Trump: "These people were brought to our country to vote, and they vote illegally. The Republicans should say, we should take over the voting in at least 15 places. The Republicans ought to nationalize voting. We have states that I won that show I didn't win. You're gonna see something in Georgia."

[image or embed]

— Molly Ploofkins (@mollyploofkins.bsky.social) February 2, 2026 at 1:08 PM

Republicans have been telling us for decades that ineligible immigrants routinely vote Democratic in large numbers -- this despite the fact that no one can actually find these unqualified voters, including right-wing think tanks:
A database maintained by the right-wing Heritage Foundation found "fewer than 100 examples of non-citizens voting between 2002 and 2022, amid more than 1 billion lawfully cast ballots."
The Heritage Foundation!

But the culture of lying in right-wing media conditions Republican voters to believe that anything could be true if it contradicts an official narrative they don't like. These voters aren't conditioned to believe that there's no such thing as truth -- they're conditioned to believe that there's no such thing as a truth they'd prefer not to believe.
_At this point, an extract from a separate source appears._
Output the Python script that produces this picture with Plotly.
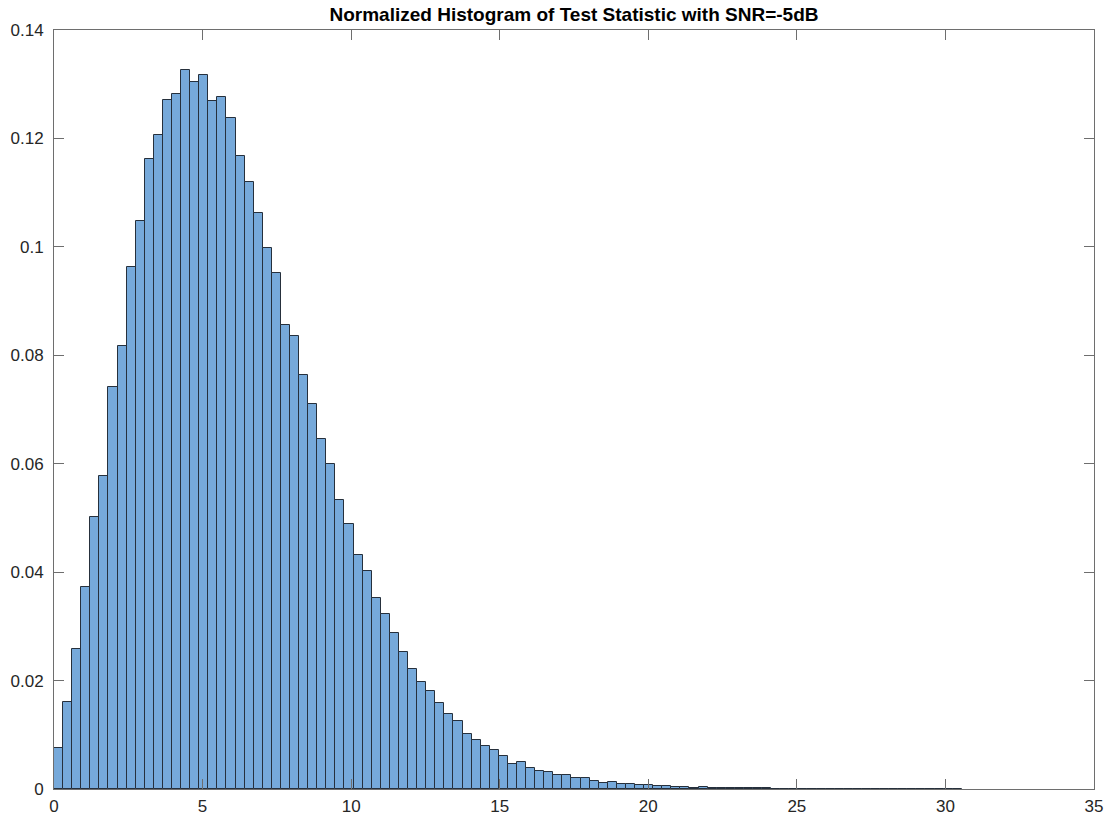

There are influencers on the right who specialize in creating imaginary worlds where everything that upsets and enrages Republicans is shown to be a lie. These are AI-slop worlds in verbal form, and they existed before there was AI slop. Remember this, from 2018?


Republicans can't get enough of this sort of thing, to this day:


The Melania documentary had a more successful opening weekend than a lot of us expected, but its audience is about what you'd expect demographically:
Audience members were largely white (75%), women (70%), and 55 or over (72%). Dallas, Orlando, Tampa, Phoenix, Houston, Atlanta and West Palm Beach were among the top markets over the weekend, according to data from Amazon MGM Studios.
Even if the intended audience doesn't fully believe the Nick Adams tweet, and didn't believe the Jacob Wohl tweet, the tweets nevertheless conjure a world in which no American is really as anti-Trump as "they" want you to believe. The Big Lies that Donald Trump and other Republicans tell us -- that the 2020 vote was phony, that protesters in Minneapolis and elsewhere are in the streets only because George Soros and his son are paying them to protest -- get reinforced.

Hannah Arendt was thinking about societies in which the majority of the populace needed to be manipulated by lies. In America, GOP control of enough states to nearly win the Electoral College and Senate in every electoral cycle means that the Republican Party cares only about persuading its own voters. And those voters live in a fantasy world.